Wenn sich Studierende an einer Kunsthochschule mit Fotografie beschäftigen, lernen sie als Erstes, zwei Aspekte eines Fotos zu betrachten. Zum einen die Form eines Bildes. Darunter fällt seine Komposition. Und dann gibt es aber auch noch den Bildinhalt: Was genau zeigt das Bild? Und wie verbinden sich Form und Inhalt, um den Gesamtausdruck eines Fotos zu kommunizieren?
Im Guardian-Artikel gibt es keine tieferen Überlegungen darüber, was genau das Foto zeigt, was es bedeuten könnte, was es bewirken könnte. Wie kann das sein? Konkreter gefragt: Wie kann es sein, dass sich Menschen, deren Beruf es ist, sich mit Fotografien kritisch auseinanderzusetzen, in so einem Augenblick den vielleicht wichtigsten Aspekt des Bildes ignorieren: Welche Wirkungsmacht wird dieses Bild eines Mannes haben, der bereits einmal versucht hat, die demokratischen Prozesse seines Landes während einer tiefen politischen Krise aufzuhalten?

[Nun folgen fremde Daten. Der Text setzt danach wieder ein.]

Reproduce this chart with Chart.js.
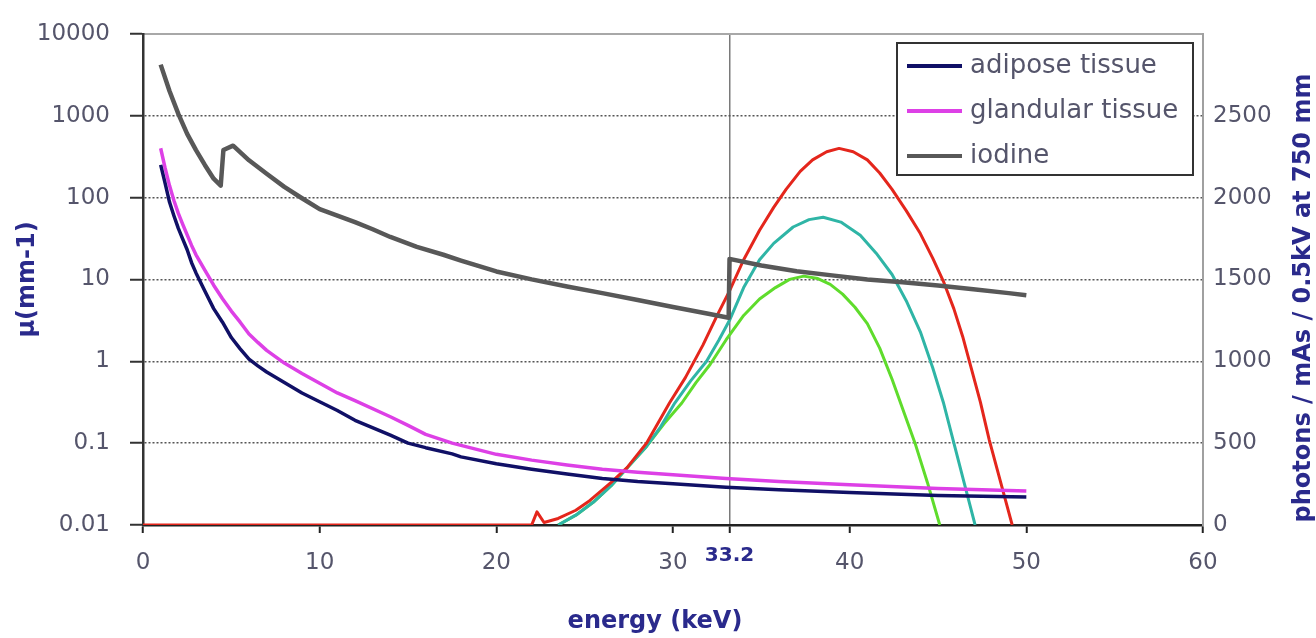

Anders gefragt: Wäre es nicht geboten gewesen, ein anderes, weniger dramatisches Bild auszuwählen? Ich erinnere mich zum Beispiel an ein Foto eines Schuhs, den Trump auf der Bühne verloren hatte. Die tiefe politische Krise der USA betrifft alle Bürger:innen. Das beinhaltet auch Fotograf:innen, Bildredakteur:innen und andere Journalist:innen. Die Idee eines unparteiischen Journalismus, so gut sie auch gemeint ist, versagt in dem Augenblick, in dem die Demokratie auf dem Spiel steht und, um das nebenher noch zu erwähnen, die freie Presse von Leuten wie Trump als Feind bezeichnet wird. Als vermeintlicher Feind neutral sein zu wollen, ist bestenfalls naiv. Ich halte es für grob fahrlässig.